Durante los primeros días todo fue bien. Francesca se comportaba con normalidad, amigable, pero sin intentar ningún acercamiento personal, centrada en las actuaciones y en los ensayos. Respiré tranquilo ante su cambio de actitud. Parecía que por fin había superado lo ocurrido entre nosotros. Se la veía feliz y guapa. Sí, estaba guapa y más madura. Hablaba despacio, había modulado su voz, en otros tiempos algo estridente, y ya no se vestía con esos colores llamativos que antaño tanto le gustaban; ahora lo hacía con elegancia y discreción, como si quisiera disimular las líneas exuberantes de su físico mediterráneo sin llegar a conseguirlo del todo.

Era una buena violinista, sin embargo, no llegaba al virtuosismo ni a la sensibilidad exquisita de Katrina. La primera, siendo más pasional, transmitía vehemencia y dejaba su impronta en la música que interpretaba; en cambio, Katrina era etérea y delicada. Dotaba al violín de alma. Cuando en los conciertos se acoplaban, amantes violín y piano, nuestros sentimientos se transmitían a través de los instrumentos protagonizando una conjunción musical perfecta, como si nosotros mismos hiciéramos el amor flotando en el escenario, creando una atmósfera que subyugaba a cuantos nos escuchaban.

El día de nuestra última actuación era un lunes con cara de domingo luminoso y festivo. Nada hacía presagiar lo que sucedió después.

Esa mañana salí muy pronto del hotel para dar un paseo. Caminé despacio, distraído, observando cómo la luz se filtraba entre las ramas de los árboles y proyectaba sombras vibrantes en el suelo. Disfrutando de la agradable temperatura matutina, llegué hasta los márgenes del Sena, en cuyas aguas, según Zola, se reflejan las alegrías y las penas de todos los parisinos. Notre Dame alzaba majestuosa las agujas de sus cúpulas para alcanzar los rayos del sol, los barcos navegaban llenos de turistas y en los márgenes del río los pintores desplegaban sus caballetes y disponían lienzos y pinceles junto a los puestos ambulantes que ofrecían artículos de lo más variopintos. Un acordeón sonaba a lo lejos. Me detuve para recrearme con esa maravillosa postal.

Al dirigir la vista a las terrazas que salpicaban el paseo, descubrí a Francesca y a Andrei. Se mantenían muy juntos, con las manos entrelazadas y en una actitud cariñosa. A pesar de que nos alojábamos en el mismo hotel y coincidíamos en el restaurante, no me había percatado de que entre ellos hubiera algo más que una relación profesional. Sonreí. Se me hizo evidente el interés de ese viejo zorro por contratarla.

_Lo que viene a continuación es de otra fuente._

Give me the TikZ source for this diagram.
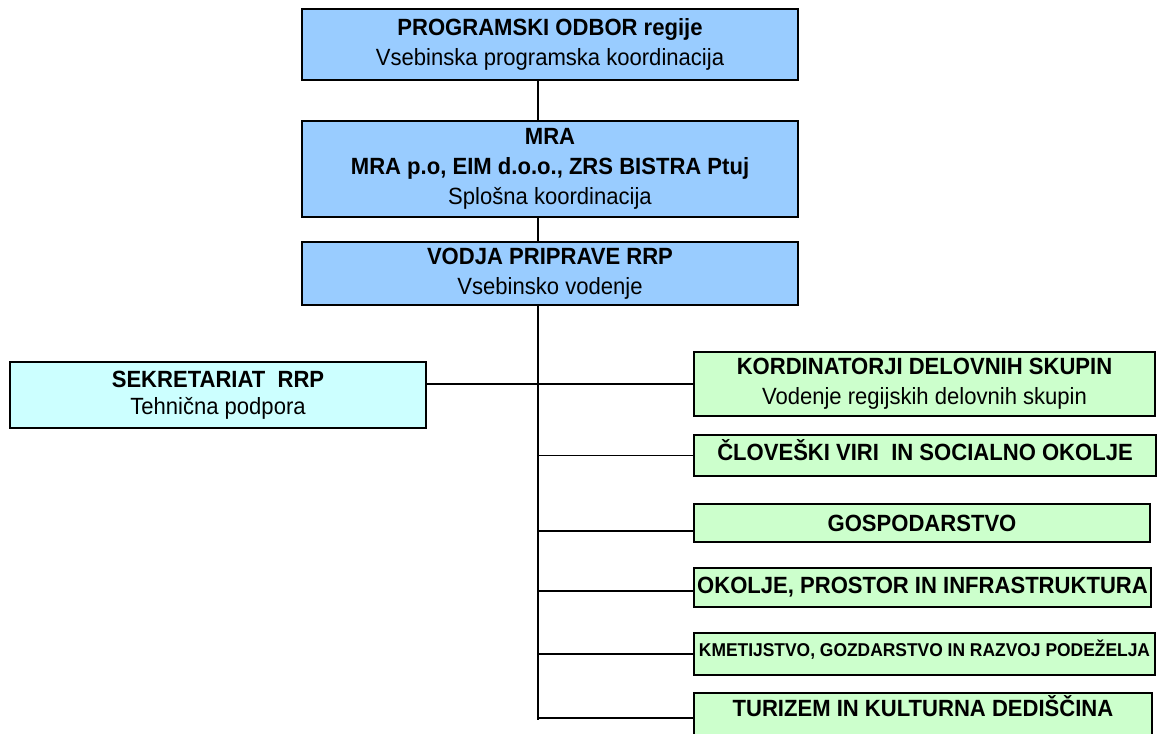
\documentclass[tikz,border=0pt]{standalone}
\usepackage{fontspec}
\setmainfont[FakeStretch=0.94]{Liberation Sans}
\usetikzlibrary{positioning}
\definecolor{modra}{HTML}{99CCFF}
\definecolor{turkizna}{HTML}{CCFFFF}
\definecolor{zelena}{HTML}{CCFFCC}

\begin{document}
\begin{tikzpicture}[x=0.75pt,y=-0.75pt,line width=1.1pt,
                    font=\fontsize{17.6pt}{22.5pt}\selectfont]
      \tikzstyle{blok}=[draw=black,line width=1.3pt,fill=modra,align=center,inner sep=0pt,outer sep=0pt,minimum width=372pt]
      \tikzstyle{skupina}=[blok,fill=zelena,text height=12.6pt,text depth=0pt,
                           font=\fontsize{17.6pt}{22.5pt}\selectfont\bfseries]

      \useasboundingbox (0,0) rectangle (1157,734);
      \clip (0,0) rectangle (1157,734);

      \node[blok]     (odbor) [minimum height=53.25pt] at (550,44.5)   {\textbf{PROGRAMSKI ODBOR regije}\\Vsebinska programska koordinacija};
      \node[blok]     (mra)   [minimum height=72pt]    [below=30.75pt of odbor] {\textbf{MRA}\\\textbf{MRA p.o, EIM d.o.o., ZRS BISTRA Ptuj}\\Splošna koordinacija};
      \node[blok]     (vodja) [minimum height=47.25pt] [below=18.75pt of mra]   {\textbf{VODJA PRIPRAVE RRP}\\Vsebinsko vodenje};
      \node[blok]     (sekr)  [fill=turkizna,minimum width=312pt,minimum height=49.5pt,
                               font=\fontsize{17.6pt}{20pt}\selectfont] at (218,395) {\textbf{SEKRETARIAT~~RRP}\\Tehnična podpora};
      \node[blok]     (kord)  [fill=zelena,minimum width=345.75pt,minimum height=48pt] at (924.5,384) {\textbf{KORDINATORJI DELOVNIH SKUPIN}\\Vodenje regijskih delovnih skupin};
      \node[skupina]  (clov)  [minimum width=346.5pt,minimum height=30.75pt,text depth=5.2pt]
                              [below=14.25pt of kord.south west,anchor=north west] {ČLOVEŠKI VIRI~~IN SOCIALNO OKOLJE};
      \node[skupina]  (gosp)  [minimum width=342pt,minimum height=28.5pt]
                              [below=21pt of clov.south west,anchor=north west]   {GOSPODARSTVO};
      \node[skupina]  (okol)  [minimum width=342.75pt,minimum height=29.25pt,text depth=3.75pt]
                              [below=19.5pt of gosp.south west,anchor=north west] {OKOLJE, PROSTOR IN INFRASTRUKTURA};
      \node[skupina]  (kmet)  [minimum width=345.75pt,minimum height=31.5pt,text height=9.95pt,text depth=6.8pt,
                               font=\fontsize{13.9pt}{15pt}\selectfont\bfseries]
                              [below=19.5pt of okol.south west,anchor=north west] {KMETIJSTVO, GOZDARSTVO IN RAZVOJ PODEŽELJA};
      \node[skupina]  (turi)  [minimum width=343.5pt,minimum height=37.5pt,text depth=15pt]
                              [below=13.5pt of kmet.south west,anchor=north west] {TURIZEM IN KULTURNA DEDIŠČINA};

      \coordinate (spine) at (538,0);
      \coordinate (dno)   at (538,720);
      \coordinate (gospvhod) at ([yshift=-6pt]gosp.west);
      \coordinate (okolvhod) at ([yshift=-2.6pt]okol.west);

      \path (odbor.south -| spine) edge (mra.north -| spine)
            (mra.south -| spine)   edge (vodja.north -| spine)
            (vodja.south -| spine) edge (dno)
            (sekr.east |- kord.west) edge (kord.west)
            (spine |- gospvhod)    edge (gospvhod)
            (spine |- okolvhod)    edge (okolvhod);
      \foreach \s in {clov,kmet,turi}
        \draw (spine |- \s.west) -- (\s.west);
\end{tikzpicture}
\end{document}
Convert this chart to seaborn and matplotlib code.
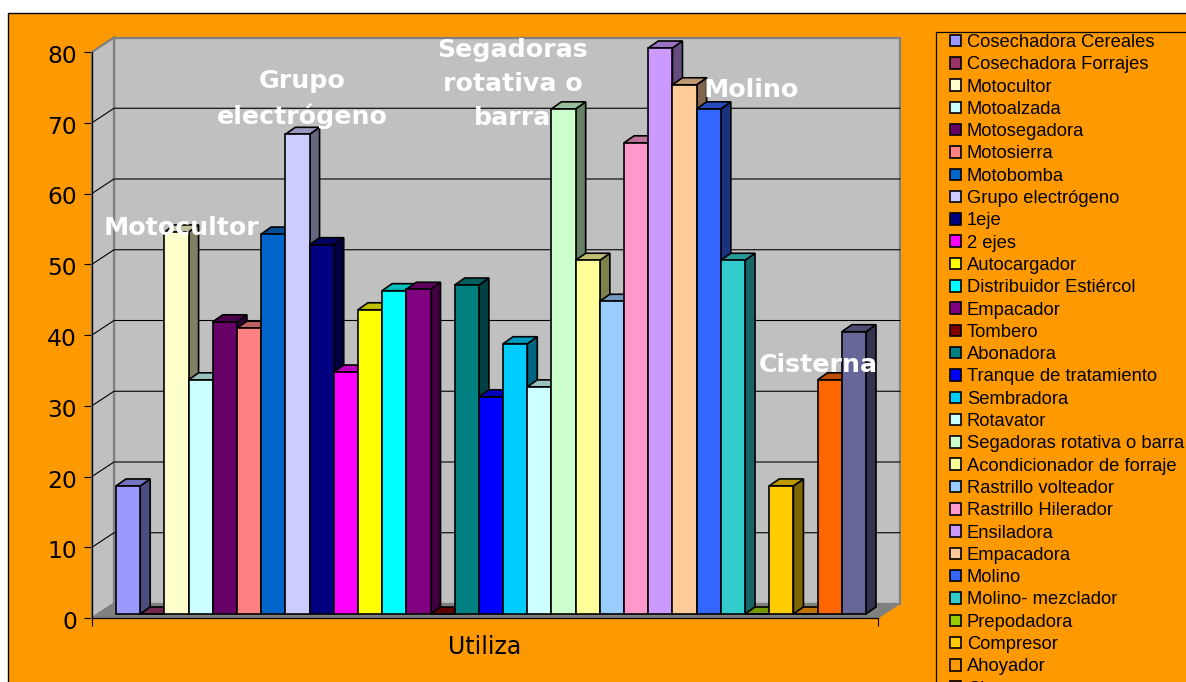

No me vieron, así que me alejé de allí dando un rodeo y regresé a mi habitación. Después de almorzar pasé la tarde descansando; deseaba estar fresco y relajado para la actuación de la noche.

Me preparaba para acudir al concierto cuando el sonido del móvil me detuvo. Michael, mi agente, me comunicaba exultante la gran noticia: la Filarmónica de Nueva York quería contratarme como solista para su próxima temporada. «Estás de broma», le increpé incrédulo. Pero no, no era una broma. Michael me aseguró que acababa de hablar con ellos y deseaban que me incorporase cuanto antes para comenzar los ensayos.

Tras recuperarme de la sorpresa, llamé a Katrina. Celebró conmigo la noticia con tanta alegría como lo había hecho unos minutos antes Michael. Dijo sentirse feliz por esa ocasión única y maravillosa que se me presentaba: el reconocimiento a tantos años de trabajo y dedicación. Mi consagración definitiva como pianista.